■ **GIVEN RECORDS**
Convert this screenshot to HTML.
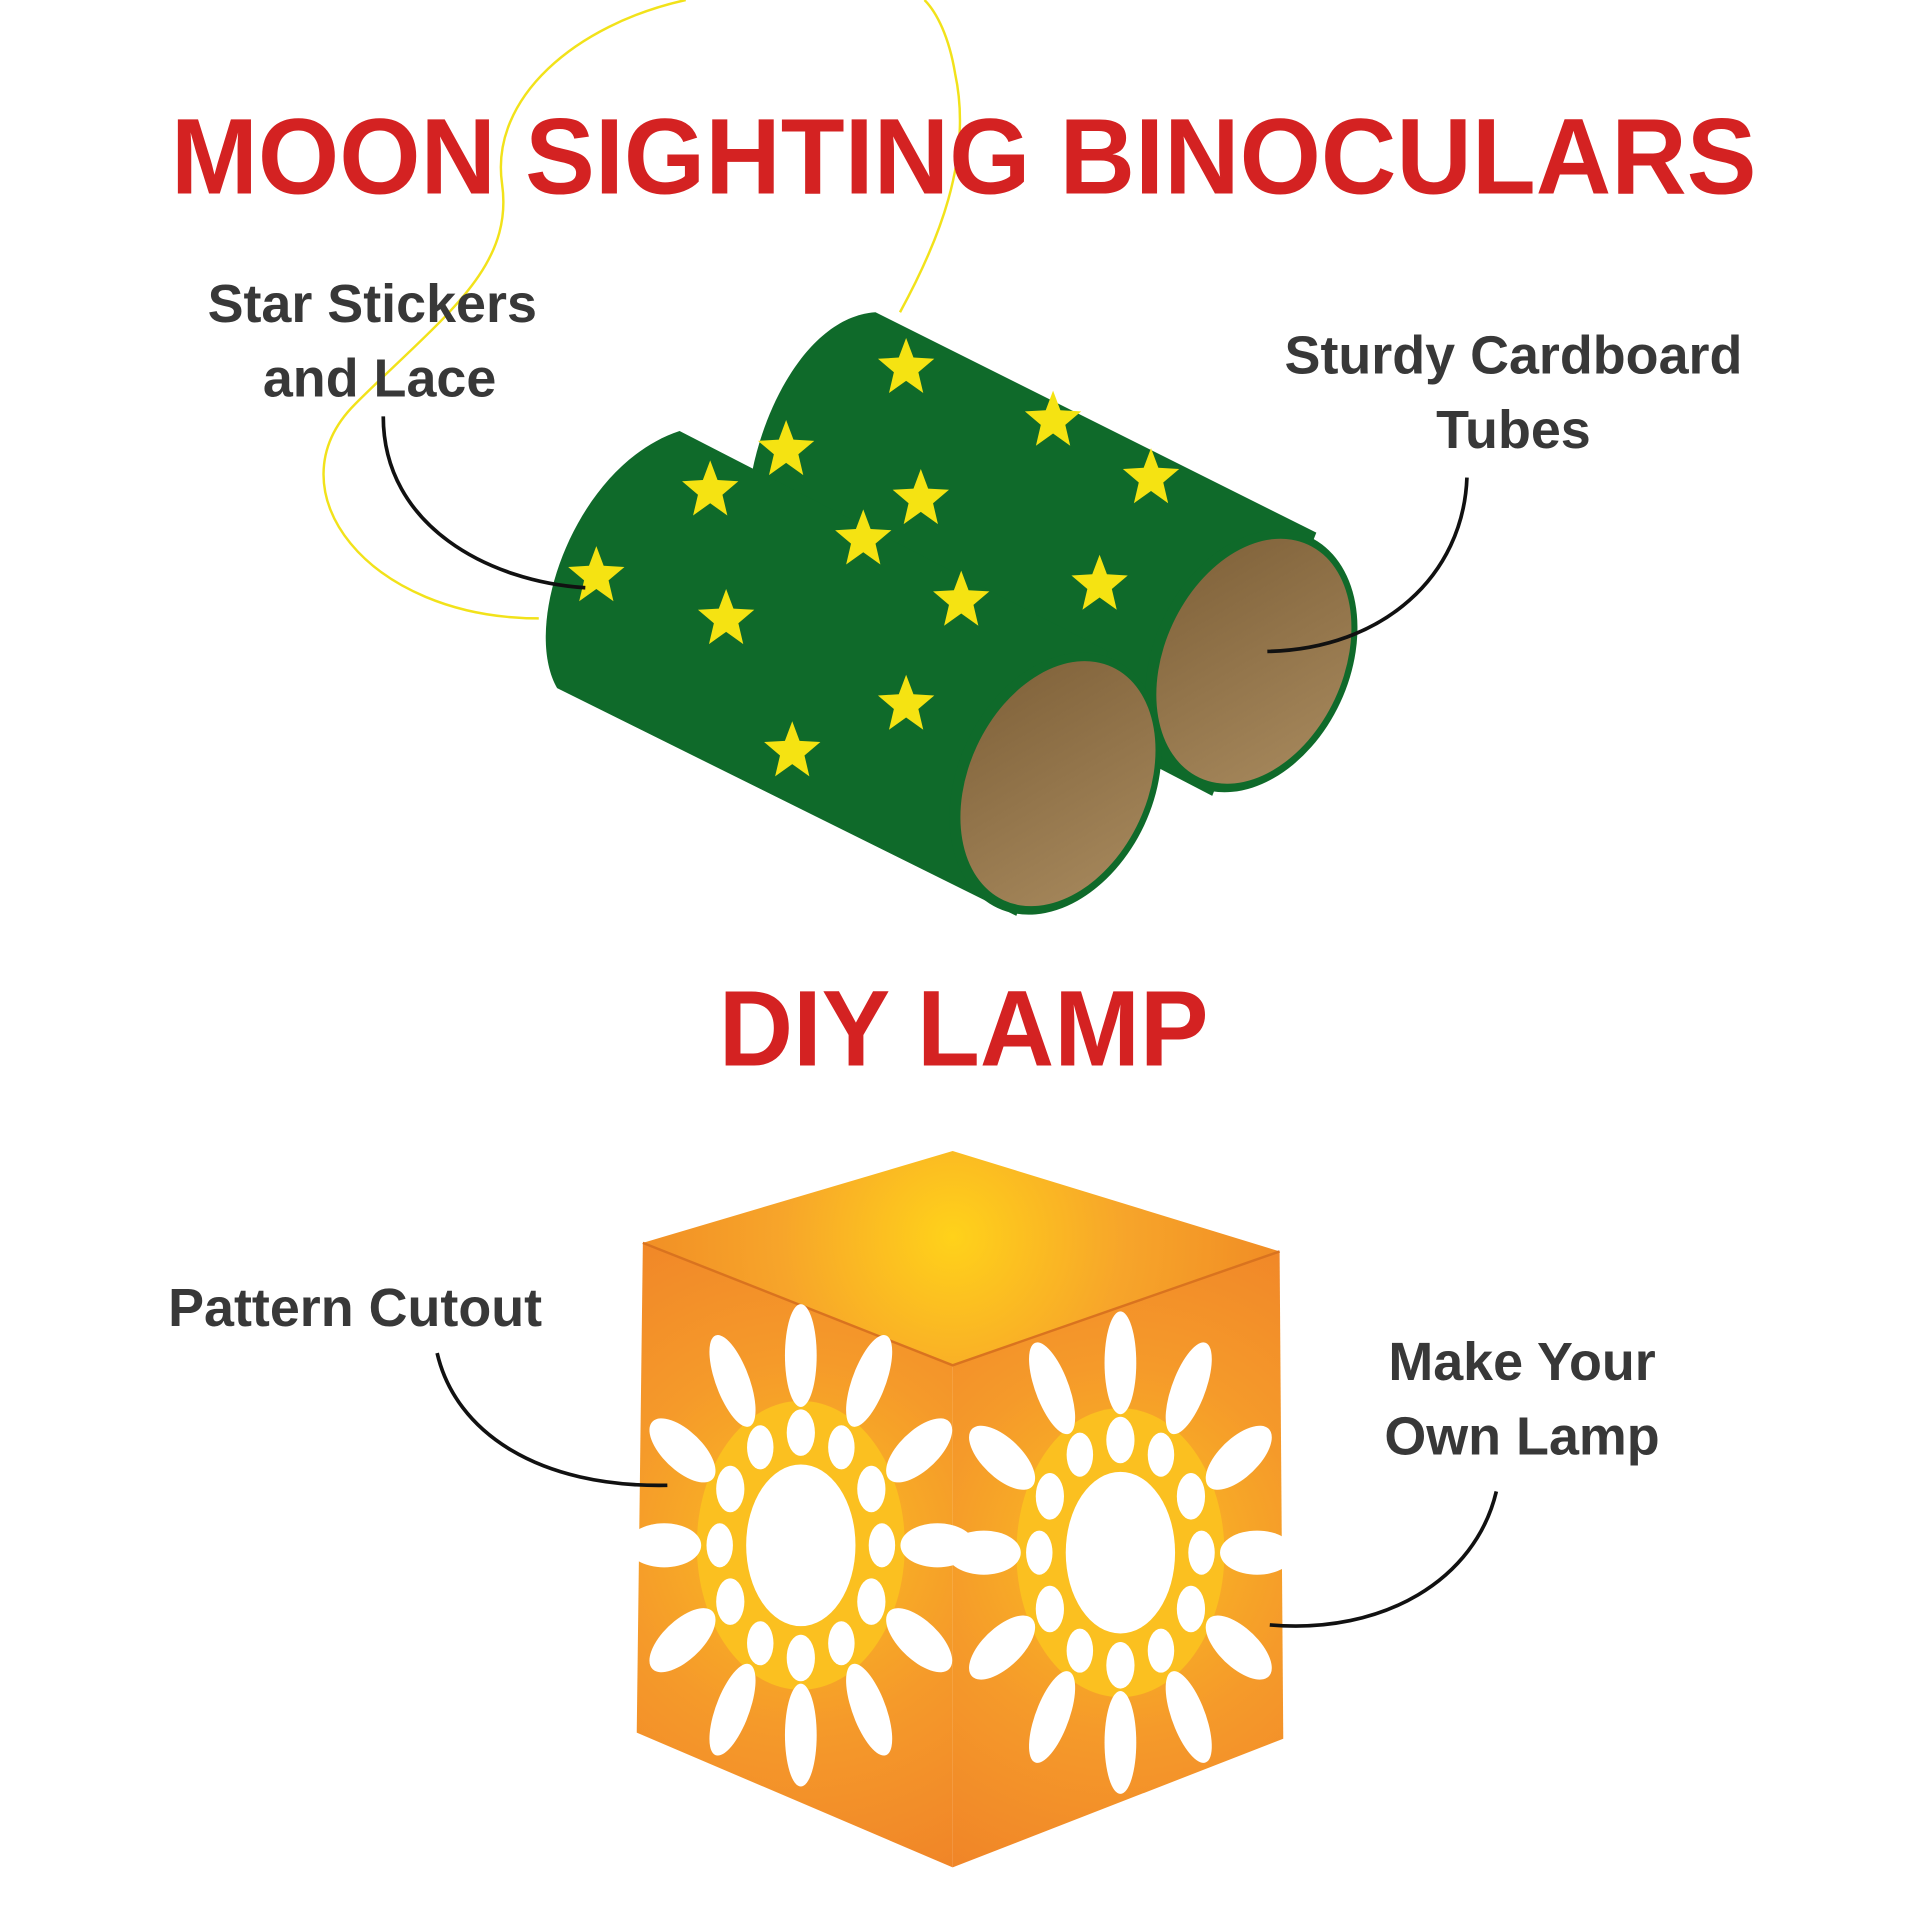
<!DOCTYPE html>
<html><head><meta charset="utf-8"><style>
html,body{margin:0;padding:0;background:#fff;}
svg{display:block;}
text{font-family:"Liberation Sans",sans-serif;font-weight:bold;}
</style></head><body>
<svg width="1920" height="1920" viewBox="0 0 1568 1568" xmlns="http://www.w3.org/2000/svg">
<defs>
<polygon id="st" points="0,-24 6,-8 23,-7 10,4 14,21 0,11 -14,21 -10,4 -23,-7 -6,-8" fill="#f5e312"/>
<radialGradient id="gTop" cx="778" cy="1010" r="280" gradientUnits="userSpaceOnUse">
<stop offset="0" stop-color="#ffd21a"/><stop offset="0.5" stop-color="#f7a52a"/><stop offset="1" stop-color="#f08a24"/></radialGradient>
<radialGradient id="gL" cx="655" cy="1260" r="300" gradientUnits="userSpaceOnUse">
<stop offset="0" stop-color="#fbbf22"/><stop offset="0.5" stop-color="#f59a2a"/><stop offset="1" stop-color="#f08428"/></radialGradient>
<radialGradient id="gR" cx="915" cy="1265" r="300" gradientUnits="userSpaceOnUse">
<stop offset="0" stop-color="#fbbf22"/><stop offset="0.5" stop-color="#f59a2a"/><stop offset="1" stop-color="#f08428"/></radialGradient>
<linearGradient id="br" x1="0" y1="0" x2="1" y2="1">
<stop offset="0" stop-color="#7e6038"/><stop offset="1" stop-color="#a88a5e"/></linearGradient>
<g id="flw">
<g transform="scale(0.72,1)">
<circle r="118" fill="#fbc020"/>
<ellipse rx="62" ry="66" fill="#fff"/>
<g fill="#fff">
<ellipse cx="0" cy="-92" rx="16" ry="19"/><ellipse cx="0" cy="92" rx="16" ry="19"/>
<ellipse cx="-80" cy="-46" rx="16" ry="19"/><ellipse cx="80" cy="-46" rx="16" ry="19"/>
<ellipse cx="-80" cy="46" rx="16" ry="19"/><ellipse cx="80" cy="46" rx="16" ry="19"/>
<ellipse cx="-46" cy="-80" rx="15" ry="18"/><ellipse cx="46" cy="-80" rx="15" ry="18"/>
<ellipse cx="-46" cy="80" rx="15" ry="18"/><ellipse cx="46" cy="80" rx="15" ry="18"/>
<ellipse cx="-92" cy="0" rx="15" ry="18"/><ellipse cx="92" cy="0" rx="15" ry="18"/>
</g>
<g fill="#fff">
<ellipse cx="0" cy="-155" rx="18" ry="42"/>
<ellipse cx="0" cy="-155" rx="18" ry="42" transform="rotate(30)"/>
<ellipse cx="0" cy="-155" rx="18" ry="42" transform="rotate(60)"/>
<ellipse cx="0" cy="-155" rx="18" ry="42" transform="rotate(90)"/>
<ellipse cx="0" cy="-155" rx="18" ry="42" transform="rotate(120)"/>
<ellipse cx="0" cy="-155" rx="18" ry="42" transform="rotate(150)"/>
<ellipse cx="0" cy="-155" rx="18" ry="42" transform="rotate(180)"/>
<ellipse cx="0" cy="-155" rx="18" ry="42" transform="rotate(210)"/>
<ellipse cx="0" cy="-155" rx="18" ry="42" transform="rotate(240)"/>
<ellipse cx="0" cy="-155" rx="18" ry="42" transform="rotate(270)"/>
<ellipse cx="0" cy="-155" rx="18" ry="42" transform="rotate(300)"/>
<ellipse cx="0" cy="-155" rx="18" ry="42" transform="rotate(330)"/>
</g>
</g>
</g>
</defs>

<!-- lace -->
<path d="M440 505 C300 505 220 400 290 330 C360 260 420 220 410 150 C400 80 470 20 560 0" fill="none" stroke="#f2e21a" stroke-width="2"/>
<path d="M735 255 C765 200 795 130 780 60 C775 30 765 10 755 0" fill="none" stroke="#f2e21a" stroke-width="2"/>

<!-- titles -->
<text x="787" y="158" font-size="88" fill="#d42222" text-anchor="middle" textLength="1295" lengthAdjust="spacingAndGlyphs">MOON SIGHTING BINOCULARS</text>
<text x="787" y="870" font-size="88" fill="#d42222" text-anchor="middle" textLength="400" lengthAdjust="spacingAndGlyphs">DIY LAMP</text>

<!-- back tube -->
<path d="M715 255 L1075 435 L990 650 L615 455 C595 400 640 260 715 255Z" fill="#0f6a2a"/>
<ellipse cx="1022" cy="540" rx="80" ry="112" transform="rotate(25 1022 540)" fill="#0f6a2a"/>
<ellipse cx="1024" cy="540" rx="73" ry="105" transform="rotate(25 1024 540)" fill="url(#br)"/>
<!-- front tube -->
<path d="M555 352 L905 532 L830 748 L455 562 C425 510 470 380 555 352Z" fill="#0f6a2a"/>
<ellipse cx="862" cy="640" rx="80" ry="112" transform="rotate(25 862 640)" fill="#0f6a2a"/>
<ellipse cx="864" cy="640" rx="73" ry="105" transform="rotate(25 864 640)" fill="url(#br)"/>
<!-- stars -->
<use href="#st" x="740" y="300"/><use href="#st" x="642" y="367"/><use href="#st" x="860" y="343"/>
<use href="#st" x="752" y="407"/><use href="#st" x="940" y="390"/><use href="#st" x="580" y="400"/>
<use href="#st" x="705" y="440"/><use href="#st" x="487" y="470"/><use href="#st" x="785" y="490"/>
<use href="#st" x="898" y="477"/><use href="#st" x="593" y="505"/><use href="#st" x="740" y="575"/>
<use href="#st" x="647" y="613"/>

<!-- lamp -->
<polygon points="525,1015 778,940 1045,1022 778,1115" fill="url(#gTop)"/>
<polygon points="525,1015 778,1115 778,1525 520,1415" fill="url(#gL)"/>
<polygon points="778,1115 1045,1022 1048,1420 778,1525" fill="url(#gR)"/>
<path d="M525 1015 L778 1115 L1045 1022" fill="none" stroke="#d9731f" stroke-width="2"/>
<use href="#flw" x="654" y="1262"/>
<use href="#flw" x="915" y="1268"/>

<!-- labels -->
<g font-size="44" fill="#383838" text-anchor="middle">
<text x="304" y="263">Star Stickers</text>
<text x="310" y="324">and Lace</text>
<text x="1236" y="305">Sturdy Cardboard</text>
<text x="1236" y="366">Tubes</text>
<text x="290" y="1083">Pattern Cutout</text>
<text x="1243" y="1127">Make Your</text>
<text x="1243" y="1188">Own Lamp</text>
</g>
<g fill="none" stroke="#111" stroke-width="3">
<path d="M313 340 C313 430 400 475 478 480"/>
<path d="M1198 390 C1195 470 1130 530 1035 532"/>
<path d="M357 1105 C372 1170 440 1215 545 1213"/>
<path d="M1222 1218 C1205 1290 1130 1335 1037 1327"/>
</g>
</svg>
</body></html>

* * *

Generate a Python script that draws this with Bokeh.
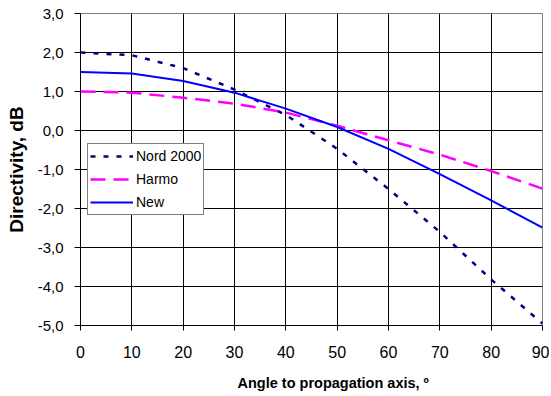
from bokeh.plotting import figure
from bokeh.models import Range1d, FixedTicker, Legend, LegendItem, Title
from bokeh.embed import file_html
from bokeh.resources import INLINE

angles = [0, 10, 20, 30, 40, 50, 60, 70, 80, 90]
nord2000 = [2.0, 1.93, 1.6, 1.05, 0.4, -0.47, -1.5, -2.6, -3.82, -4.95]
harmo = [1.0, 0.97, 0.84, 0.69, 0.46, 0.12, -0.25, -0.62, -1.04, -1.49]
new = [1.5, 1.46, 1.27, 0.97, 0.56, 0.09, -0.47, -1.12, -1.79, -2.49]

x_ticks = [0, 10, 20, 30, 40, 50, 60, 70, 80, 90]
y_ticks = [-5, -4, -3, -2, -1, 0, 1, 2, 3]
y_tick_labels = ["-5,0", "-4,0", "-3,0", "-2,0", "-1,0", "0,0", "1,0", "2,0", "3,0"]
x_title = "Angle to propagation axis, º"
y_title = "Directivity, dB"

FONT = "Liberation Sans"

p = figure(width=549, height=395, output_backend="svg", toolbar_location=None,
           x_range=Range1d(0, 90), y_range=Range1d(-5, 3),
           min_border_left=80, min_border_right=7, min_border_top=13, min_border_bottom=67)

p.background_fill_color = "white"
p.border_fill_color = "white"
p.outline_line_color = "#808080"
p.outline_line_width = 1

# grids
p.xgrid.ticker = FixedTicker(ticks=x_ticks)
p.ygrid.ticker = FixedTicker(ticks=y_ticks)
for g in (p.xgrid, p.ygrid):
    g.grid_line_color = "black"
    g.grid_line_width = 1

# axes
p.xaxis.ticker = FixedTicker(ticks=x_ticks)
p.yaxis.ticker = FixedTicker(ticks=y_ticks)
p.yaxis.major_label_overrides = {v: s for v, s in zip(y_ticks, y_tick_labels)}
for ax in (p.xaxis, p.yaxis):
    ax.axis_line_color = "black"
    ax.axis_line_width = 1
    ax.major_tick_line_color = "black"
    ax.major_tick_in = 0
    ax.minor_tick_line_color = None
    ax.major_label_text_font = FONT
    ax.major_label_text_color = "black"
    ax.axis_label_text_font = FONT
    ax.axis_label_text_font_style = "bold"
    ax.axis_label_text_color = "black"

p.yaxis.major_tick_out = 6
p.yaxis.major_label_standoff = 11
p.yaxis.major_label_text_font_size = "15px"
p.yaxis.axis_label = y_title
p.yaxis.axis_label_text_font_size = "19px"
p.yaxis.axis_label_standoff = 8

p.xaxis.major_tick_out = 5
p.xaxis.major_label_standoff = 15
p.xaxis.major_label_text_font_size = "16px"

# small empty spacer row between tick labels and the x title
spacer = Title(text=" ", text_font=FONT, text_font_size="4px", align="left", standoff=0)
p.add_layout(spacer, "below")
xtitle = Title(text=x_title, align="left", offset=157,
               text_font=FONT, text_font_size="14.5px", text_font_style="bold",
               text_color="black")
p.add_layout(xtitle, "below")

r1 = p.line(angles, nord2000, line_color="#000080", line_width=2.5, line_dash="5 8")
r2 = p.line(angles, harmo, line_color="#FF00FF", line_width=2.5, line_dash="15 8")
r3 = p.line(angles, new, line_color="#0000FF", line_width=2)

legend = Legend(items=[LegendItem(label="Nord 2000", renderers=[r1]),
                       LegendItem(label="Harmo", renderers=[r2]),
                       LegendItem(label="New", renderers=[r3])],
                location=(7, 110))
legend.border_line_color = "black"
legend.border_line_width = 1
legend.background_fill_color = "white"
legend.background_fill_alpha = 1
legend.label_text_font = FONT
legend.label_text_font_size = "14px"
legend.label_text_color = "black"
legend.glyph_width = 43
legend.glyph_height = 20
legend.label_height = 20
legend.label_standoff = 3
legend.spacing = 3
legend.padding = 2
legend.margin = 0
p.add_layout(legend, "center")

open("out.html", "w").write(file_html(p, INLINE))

■ **SET PROBLEM**
Copy the lines above exactly, starting at the one with "Generate a Python" and ending at the one with "-1.12, -1.79, -2.49]", both included. Leave out any pictures and add nothing else.

■ **RESPONSE TO THE TASK**
Generate a Python script that draws this with Bokeh.
from bokeh.plotting import figure
from bokeh.models import Range1d, FixedTicker, Legend, LegendItem, Title
from bokeh.embed import file_html
from bokeh.resources import INLINE

angles = [0, 10, 20, 30, 40, 50, 60, 70, 80, 90]
nord2000 = [2.0, 1.93, 1.6, 1.05, 0.4, -0.47, -1.5, -2.6, -3.82, -4.95]
harmo = [1.0, 0.97, 0.84, 0.69, 0.46, 0.12, -0.25, -0.62, -1.04, -1.49]
new = [1.5, 1.46, 1.27, 0.97, 0.56, 0.09, -0.47, -1.12, -1.79, -2.49]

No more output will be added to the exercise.